Optical networking equipment maker Ciena, Inc. (NASDAQ:CIEN) is facing rough waters ahead, operating margins, and revenue growth are at risk.
Maryland-based company's net loss for the first quarter narrowed to $47.65 million or 49 cents per share, from $79.06 million or 84 cents per share in the prior-year quarter. Excluding one-time items, net loss widened to 17 cents per share from 14 cents per share a year-ago and also missed analysts' view of a loss of 5 cents per share.
Ciena's revenues for the quarter declined 3.8 percent to $416.69 million and missed analysts' consensus estimate of $417.17 million.
Looking ahead to the second quarter, Ciena forecasts revenues in a range of $435 million to $460 million. Analysts expect revenues of $449.10 million. Ciena projects sequential revenue growth in the second quarter and expects its operating results for the second half of the year to be stronger than the first half.
Industry structure is not favorable for Ciena and, it will have to see significant revenue growth to support increased margins. In addition, the metro and long-haul WDM business is very competitive, and Ciena competes with some of the industy's bigger players such as Alcatel-Lucent, Fujitsu, Infinera, and Nokia- Siemens. Compounding the issue, vendors such as Huawei and ZTE continue to export low margin structures out of China.
Wavelength-division multiplexing (WDM) is a technology which multiplexes a number of optical carrier signals onto a single optical fiber by using different wavelengths of laser light.
During the quarter, the company announced two new 5430 customers. However, the company did mention that 5400 revenue was not a substantial percentage of revenue yet, and it does not expect meaningful 5400 revenue with Tier 1 customers until the end of 2012.
"We continue to be concerned that Ciena will be unable to generate the attractive revenue growth and operating margins that many investors are expecting. Industry structure and a significant component of sales from legacy products remain inhibitors in this regard," Jefferies analyst George Notter wrote in a note to clients.
Notter also expressed his concerns that the industry structure is not conducive to Ciena generating its targeted 10 percent to 12 percent operating margins, over a sustained length of time.
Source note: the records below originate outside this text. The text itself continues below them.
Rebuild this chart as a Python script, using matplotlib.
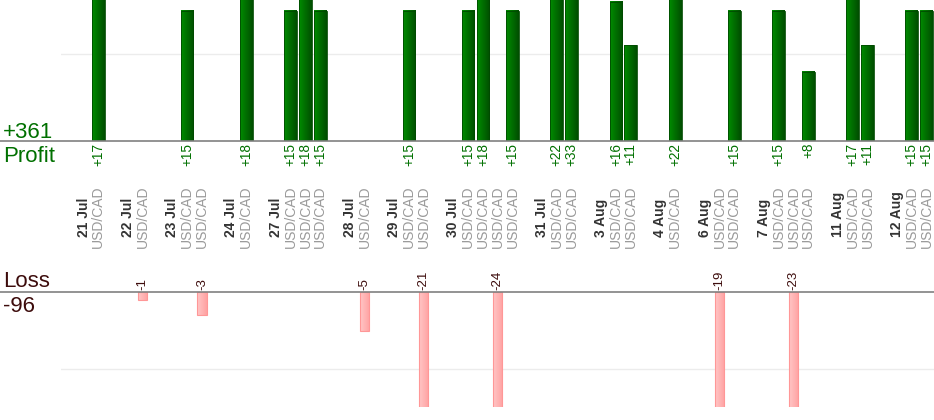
import numpy as np
import matplotlib.pyplot as plt
import matplotlib.transforms as mtrans
from matplotlib.colors import LinearSegmentedColormap

plt.rcParams['font.family'] = ['Liberation Sans', 'DejaVu Sans']

# trading days and the result (pips) of each trade on that day
dates = ['21 Jul', '22 Jul', '23 Jul', '24 Jul', '27 Jul', '28 Jul', '29 Jul',
         '30 Jul', '31 Jul', '3 Aug', '4 Aug', '6 Aug', '7 Aug', '11 Aug', '12 Aug']
trade_results = [[17], [-1], [15, -3], [18], [15, 18, 15], [-5], [15, -21],
                 [15, 18, -24, 15], [22, 33], [16, 11], [22], [-19, 15],
                 [15, -23, 8], [17, 11], [15, 15]]
symbol = 'USD/CAD'

green = '#007000'
maroon = '#3d0c0c'

# slots: a leading gap, then per day: date slot, one slot per trade, gap
date_slots, trade_slots, trade_values = [], [], []
slot = 1
for day, res in zip(dates, trade_results):
    date_slots.append(slot)
    for v in res:
        slot += 1
        trade_slots.append(slot)
        trade_values.append(v)
    slot += 2
n_slots = slot - 1

trade_slots = np.array(trade_slots)
trade_values = np.array(trade_values)
win = trade_values > 0
total_profit = trade_values[win].sum()
total_loss = trade_values[~win].sum()

W, H = 934, 420
left = 61.4
base_p, base_l, bottom_l = 141.3, 292.3, 407.0
px_per_pip_p, px_per_pip_l = 8.72, 7.68


def fy(py):
    return 1 - py / H


fig = plt.figure(figsize=(W / 100, H / 100), dpi=100)
ax_p = fig.add_axes([left / W, fy(base_p), 1 - left / W, base_p / H])
ax_l = fig.add_axes([left / W, fy(bottom_l), 1 - left / W, (bottom_l - base_l) / H])


def gradient_bars(ax, bars, c0, c1):
    cmap = LinearSegmentedColormap.from_list('grad', [c0, c1])
    grad = np.linspace(0, 1, 32).reshape(1, -1)
    for b in bars:
        x0, y0 = b.get_xy()
        w, h = b.get_width(), b.get_height()
        im = ax.imshow(grad, cmap=cmap, aspect='auto', interpolation='bilinear',
                       extent=[x0, x0 + w, y0, y0 + h], zorder=2.5)
        im.set_clip_path(b)
        im.set_clip_box(ax.bbox)
        b.set_facecolor('none')


bars_p = ax_p.bar(trade_slots[win], trade_values[win], width=0.86,
                  edgecolor='#004a00', linewidth=0.6, zorder=3)
gradient_bars(ax_p, bars_p, '#008c00', '#004e00')
bars_l = ax_l.bar(trade_slots[~win], trade_values[~win], width=0.64,
                  edgecolor='#ff9797', linewidth=0.8, zorder=3)
gradient_bars(ax_l, bars_l, '#ffc6c6', '#ffa2a2')

for ax in (ax_p, ax_l):
    ax.set_xlim(-0.5, n_slots - 0.5)
    ax.axis('off')
ax_p.set_ylim(0, base_p / px_per_pip_p)
ax_l.set_ylim(-(bottom_l - base_l) / px_per_pip_l, 0)

ext = -left / (W - left)
ax_p.axhline(10, color='#ececec', lw=1, zorder=0)
ax_l.axhline(-10, color='#ececec', lw=1, zorder=0)
ax_p.axhline(0, xmin=ext, xmax=1, color='#808080', lw=1.2, clip_on=False, zorder=4)
ax_l.axhline(0, xmin=ext, xmax=1, color='#808080', lw=1.2, clip_on=False, zorder=4)

tp = mtrans.blended_transform_factory(ax_p.transData, fig.transFigure)
tl = mtrans.blended_transform_factory(ax_l.transData, fig.transFigure)

for x, v in zip(trade_slots, trade_values):
    if v > 0:
        ax_p.text(x, fy(143), f'+{v}', rotation=90, ha='center', va='top',
                  color=green, fontsize=9.8, transform=tp)
    else:
        ax_l.text(x, fy(290.5), f'{v}', rotation=90, ha='center', va='bottom',
                  color=maroon, fontsize=9.5, transform=tl)
    ax_p.text(x, fy(248), symbol, rotation=90, ha='center', va='bottom',
              color='#9a9a9a', fontsize=10, transform=tp)

for x, day in zip(date_slots, dates):
    ax_p.text(x, fy(237), day, rotation=90, ha='center', va='bottom',
              color='#333333', fontsize=10, fontweight='bold', transform=tp)

fig.text(3 / W, fy(138), f'+{total_profit}', fontsize=16, color=green, va='baseline')
fig.text(3 / W, fy(161.5), 'Profit', fontsize=16, color=green, va='baseline')
fig.text(3 / W, fy(287), 'Loss', fontsize=16, color=maroon, va='baseline')
fig.text(3 / W, fy(312), f'{total_loss}', fontsize=16, color=maroon, va='baseline')

fig.savefig('out.png', dpi=100)
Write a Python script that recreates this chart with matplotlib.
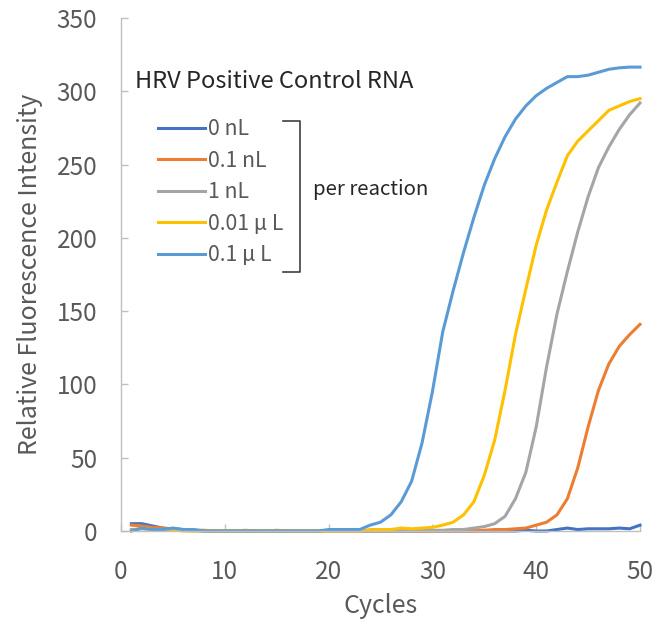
import numpy as np
import matplotlib.pyplot as plt
from matplotlib.lines import Line2D

plt.rcParams['font.family'] = ['Noto Sans CJK JP', 'DejaVu Sans']

cycles = np.arange(1, 51)

# 0 nL
rfu_0nl = [5, 5, 3.5, 2, 1.5, 1, 0.5, 0, 0, 0,
           0, 0, 0, 0, 0, 0, 0, 0, 0, 0,
           0, 0, 0, 0, 0, 0, 0, 0, 0, 0,
           0, 0, 0, 0, 0, 0, 0, 0, 0.5, 0,
           0, 1, 2, 1, 1.5, 1.5, 1.5, 2, 1.5, 4]
# 0.1 nL
rfu_01nl = [4, 3.5, 2.5, 2, 1, 1, 0.5, 0.5, 0, 0,
            0, 0.5, 0, 0, 0.5, 0, 0, 0, 0, 0,
            0, 0, 0, 0, 0, 0, 0, 0, 0, 0,
            0, 0, 0, 0, 0.5, 1, 1, 1.5, 2, 4,
            6, 11, 22, 43, 71, 96, 114, 126, 134, 141]
# 1 nL
rfu_1nl = [1, 1.5, 1, 1, 0.5, 0.5, 0, 0, 0, 0,
           0, 0, 0, 0, 0, 0, 0, 0, 0, 0,
           0, 0, 0, 0, 0, 0, 0, 0, 0.5, 0.5,
           0.5, 1, 1, 2, 3, 5, 10, 22, 40, 71,
           112, 148, 177, 204, 228, 248, 262, 274, 284, 292]
# 0.01 uL
rfu_001ul = [0, 2, 1, 1, 1, 0, 0, 0, 0, 0,
             0, 0, 0, 0, 0, 0, 0, 0, 0, 0,
             0, 0, 0, 1, 1, 1, 2, 1.5, 2, 2.5,
             4, 6, 11, 20, 38, 62, 96, 134, 165, 195,
             219, 238, 256, 266, 273, 280, 287, 290, 293, 295]
# 0.1 uL
rfu_01ul = [0, 2, 1, 1, 2, 1, 1, 0, 0, 0,
            0, 0, 0, 0, 0, 0, 0, 0, 0, 1,
            1, 1, 1, 4, 6, 11, 20, 34, 60, 95,
            136, 164, 190, 214, 236, 254, 269, 281, 290, 297,
            302, 306, 310, 310, 311, 313, 315, 316, 316.5, 316.5]

series = [rfu_0nl, rfu_01nl, rfu_1nl, rfu_001ul, rfu_01ul]
labels = ["0 nL", "0.1 nL", "1 nL", "0.01 μ L", "0.1 μ L"]
colors = ["#4472C4", "#ED7D31", "#A5A5A5", "#FFC000", "#5B9BD5"]

fig = plt.figure(figsize=(6.7, 6.25), dpi=100)
ax = fig.add_axes([121 / 670, 1 - 531 / 625, 519 / 670, 513 / 625])

for y, lab, c in zip(series, labels, colors):
    ax.plot(cycles, y, color=c, lw=2.2, label=lab, clip_on=False)

ax.set_xlim(0, 50)
ax.set_ylim(0, 350)
ax.set_xticks(np.arange(0, 51, 10))
ax.set_yticks(np.arange(0, 351, 50))

for s in ["top", "right"]:
    ax.spines[s].set_visible(False)
for s in ["left", "bottom"]:
    ax.spines[s].set_color("#BFBFBF")
    ax.spines[s].set_linewidth(1.0)

ax.tick_params(direction="in", length=5, width=1, color="#BFBFBF",
               labelsize=17.5, labelcolor="#595959")
ax.tick_params(axis="y", pad=17)
ax.tick_params(axis="x", pad=20)

ax.set_xlabel("Cycles", fontsize=18, color="#595959", labelpad=6)
ax.set_ylabel("Relative Fluorescence Intensity", fontsize=18, color="#595959", labelpad=10)

# legend + title
fig.text(135 / 670, 1 - 82 / 625, "HRV Positive Control RNA", fontsize=17,
         color="#262626", va="center", ha="left")
leg = ax.legend(loc="upper left", bbox_to_anchor=(158 / 670, 1 - 118 / 625),
                bbox_transform=fig.transFigure, frameon=False, fontsize=15.3,
                handlelength=2.2, handletextpad=0.15, labelspacing=0.45,
                borderpad=0, borderaxespad=0)
for t in leg.get_texts():
    t.set_color("#595959")

# bracket
bx = [283 / 670, 300 / 670, 300 / 670, 283 / 670]
by = [1 - 121 / 625, 1 - 121 / 625, 1 - 272 / 625, 1 - 272 / 625]
fig.add_artist(Line2D(bx, by, color="#404040", lw=1.2, transform=fig.transFigure))
fig.text(313 / 670, 1 - 189 / 625, "per reaction", fontsize=14.7,
         color="#262626", va="center", ha="left")

fig.savefig("out.png", dpi=100)
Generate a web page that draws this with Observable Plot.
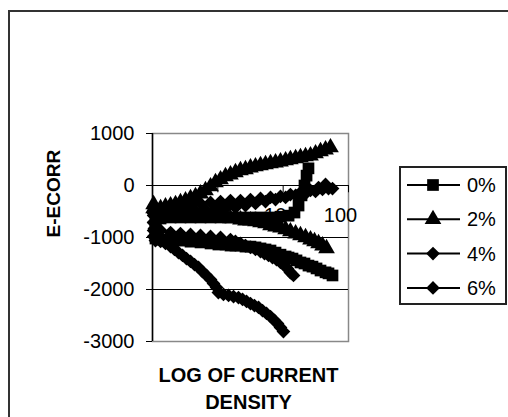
<!DOCTYPE html>
<html>
<head>
<meta charset="utf-8">
<script src="https://cdn.jsdelivr.net/npm/d3@7"></script>
<script src="https://cdn.jsdelivr.net/npm/@observablehq/plot@0.6"></script>
<style>
  html, body { margin: 0; padding: 0; background: #fff; }
  #wrap { position: relative; width: 508px; height: 417px; overflow: hidden; background: #fff; font-family: "Liberation Sans", Arial, sans-serif; }
  #outer { position: absolute; left: 8px; top: 10px; width: 700px; height: 700px; border: 2px solid #333; box-sizing: border-box; pointer-events: none; }
  #chart { position: absolute; left: 0; top: 0; }
  #legend { position: absolute; left: 399px; top: 166px; }
</style>
</head>
<body>
<div id="wrap">
  <div id="outer"></div>
  <div id="chart"></div>
  <div id="legend"></div>
</div>
<script>
// Series names
const seriesNames = ["0%", "2%", "4%", "6%"];
// Axis ticks
const yTicks = [-3000, -2000, -1000, 0, 1000];
const xTicks = [1, 10, 100];
const xTickLabels = ["1", "10", "100"];

// 0% (squares): current density, E-Ecorr
const i0 = [56.9,49.4,44.5,37.3,32.4,28.1,24.4,21.2,18.4,16.0,13.9,12.1,10.9,9.10,7.64,6.40,5.37,4.50,3.77,3.16,2.65,2.22,1.86,1.56,1.31,1.02,0.773,0.543,0.382,0.268,0.189,0.133,0.111,0.111,0.111,0.111,0.133,0.189,0.268,0.382,0.543,0.773,1.10,1.56,2.22,3.16,4.50,6.40,9.10,12.1,14.9,17.2,19.1,21.2,22.8,24.4];
const e0 = [-1730,-1690,-1670,-1635,-1595,-1560,-1540,-1500,-1480,-1440,-1405,-1385,-1365,-1330,-1290,-1250,-1230,-1210,-1190,-1175,-1175,-1155,-1155,-1155,-1135,-1135,-1115,-1095,-1080,-1060,-1060,-1040,-1020,-900,-790,-670,-635,-615,-615,-615,-615,-615,-615,-615,-615,-615,-615,-615,-600,-580,-520,-385,-190,0,190,330];

// 2% (triangles)
const i2 = [46.1,40.0,34.8,30.2,26.2,22.0,18.4,15.5,12.9,10.9,9.10,7.64,6.40,5.37,4.50,3.77,3.16,2.65,2.22,1.56,1.10,0.773,0.543,0.382,0.268,0.189,0.133,0.104,0.104,
            0.133,0.158,0.189,0.225,0.268,0.320,0.382,0.455,0.543,0.647,0.773,0.921,1.10,1.31,1.56,1.86,2.22,2.65,3.16,3.77,4.50,5.37,6.40,7.64,9.10,10.9,12.9,15.5,18.4,22.0,26.2,31.3,37.3,44.5,53.0];
const e2 = [-1210,-1155,-1115,-1075,-1040,-1000,-960,-925,-885,-845,-810,-790,-770,-730,-710,-690,-675,-675,-655,-635,-615,-595,-575,-560,-540,-520,-480,-440,-365,
            -440,-405,-385,-365,-325,-290,-250,-210,-155,-95,-20,60,115,175,210,250,290,310,345,365,385,405,425,440,460,480,500,520,540,560,575,615,655,690,730];

// 4% (diamonds)
const i4 = [14.4,12.9,11.6,10.5,9.10,7.91,6.87,5.97,5.18,4.50,3.77,3.16,2.65,2.22,1.86,1.56,1.10,0.773,0.543,0.382,0.268,0.189,0.133,0.107,0.104,0.104,
            0.124,0.158,0.225,0.320,0.455,0.647,0.921,1.31,1.86,2.65,3.77,5.37,7.64,10.9,15.5,22.0,31.3,40.0,49.4,56.9];
const e4 = [-1730,-1675,-1595,-1540,-1480,-1425,-1385,-1345,-1310,-1270,-1230,-1190,-1155,-1115,-1075,-1040,-1000,-980,-960,-940,-925,-905,-865,-825,-710,-575,
            -560,-540,-520,-520,-500,-480,-460,-440,-425,-385,-345,-310,-270,-230,-190,-155,-115,-75,-60,-60];

// 6% (diamonds)
const i6 = [10.1,9.10,8.19,7.36,6.40,5.56,4.83,4.20,3.64,3.16,2.75,2.39,2.07,1.74,1.46,1.22,1.02,0.955,0.859,0.773,0.671,0.582,0.506,0.440,0.382,0.331,0.288,0.250,0.217,0.189,0.158,0.133,0.111,0.104,0.104,0.104,0.104,
            0.133,0.189,0.268,0.382,0.543,0.773,1.10,1.56,2.22,3.16,4.50,6.40,9.10,12.9,18.4,26.2,34.8,44.5];
const e6 = [-2810,-2730,-2655,-2595,-2520,-2460,-2405,-2345,-2310,-2270,-2230,-2190,-2155,-2135,-2115,-2095,-2060,-1960,-1885,-1810,-1730,-1655,-1575,-1520,-1460,-1405,-1345,-1290,-1230,-1175,-1115,-1075,-1060,-980,-865,-710,-540,
            -480,-440,-405,-385,-345,-325,-310,-290,-290,-270,-250,-230,-210,-175,-135,-95,-40,20];

const symbols = ["square", "triangle", "diamond2", "diamond2"];
const radii = [6.6, 6.2, 6.2, 6.2];

const rows = (is, es, name) => is.map((v, k) => ({i: v, e: es[k], s: name}));
const data = [rows(i0, e0, seriesNames[0]), rows(i2, e2, seriesNames[1]), rows(i4, e4, seriesNames[2]), rows(i6, e6, seriesNames[3])];

const seriesMarks = data.flatMap((d, k) => [
  Plot.line(d, {x: "i", y: "e", stroke: "black", strokeWidth: 2}),
  Plot.dot(d, {x: "i", y: "e", symbol: () => symbols[k], r: radii[k], fill: "black"})
]);

const chart = Plot.plot({
  width: 508,
  height: 417,
  marginLeft: 152,
  marginRight: 160,
  marginTop: 133,
  marginBottom: 76,
  style: {fontFamily: "'Liberation Sans', Arial, sans-serif", fontSize: "20px", background: "transparent", color: "black"},
  x: {type: "log", domain: [0.1, 100], axis: null},
  y: {domain: [-3000, 1000], axis: null},
  symbol: {domain: symbols, range: symbols},
  marks: [
    Plot.frame({stroke: "#888", strokeWidth: 1.5}),
    Plot.ruleY([-2000, -1000, 0], {stroke: "black", strokeWidth: 1.2}),
    Plot.ruleX([0.1], {stroke: "black", strokeWidth: 1.5}),
    Plot.axisY({ticks: yTicks, tickFormat: d => String(d), tickSize: 6, tickPadding: 12, label: null, fontSize: 20, stroke: "black"}),
    Plot.ruleX(xTicks, {x: d => d, y1: () => 0, y2: () => -140, stroke: "black"}),
    Plot.text(xTicks, {x: d => d, y: () => 0, text: (d, k) => xTickLabels[k], dy: 30, dx: -8, fontSize: 20, fill: "black"}),
    Plot.text(["E-ECORR"], {frameAnchor: "left", dx: -99, rotate: -90, fontWeight: "bold", fontSize: 19, fill: "black"}),
    Plot.text(["LOG OF CURRENT\nDENSITY"], {frameAnchor: "bottom", lineAnchor: "middle", dx: -2, dy: 45, lineHeight: 1.38, fontWeight: "bold", fontSize: 20, fill: "black"}),
    ...seriesMarks
  ]
});
document.getElementById("chart").appendChild(chart);

// Legend (Excel style)
const lw = 108, lh = 139;
const leg = d3.select("#legend").append("svg").attr("width", lw).attr("height", lh)
  .style("font-family", "'Liberation Sans', Arial, sans-serif");
leg.append("rect").attr("x", 1).attr("y", 1).attr("width", lw - 2).attr("height", lh - 2)
  .attr("fill", "white").attr("stroke", "#222").attr("stroke-width", 2);
const symMap = {square: d3.symbolSquare, triangle: d3.symbolTriangle, diamond2: d3.symbolDiamond2};
seriesNames.forEach((name, k) => {
  const cy = 19 + k * 34.3;
  leg.append("line").attr("x1", 8).attr("x2", 61).attr("y1", cy).attr("y2", cy).attr("stroke", "black").attr("stroke-width", 2);
  leg.append("path").attr("transform", `translate(34,${cy})`)
    .attr("d", d3.symbol(symMap[symbols[k]], Math.PI * radii[k] * radii[k])()).attr("fill", "black");
  leg.append("text").attr("x", 68).attr("y", cy).attr("dy", "0.35em").attr("font-size", 20).text(name);
});
</script>
</body>
</html>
Moreover, it seems that the timing of the ramp in 5430 business have been pushed out a bit and Street is largely over-estimating future revenue growth in the company's Packet Optical Transport division. In addition, investors may not be accounting for a number of legacy products in that business that should decline moderately going forward.
"We recommend investors use the shares (of Ciena) as a source of funds," said Notter, who has an "underperform" rating and price target of $10 on Ciena shares.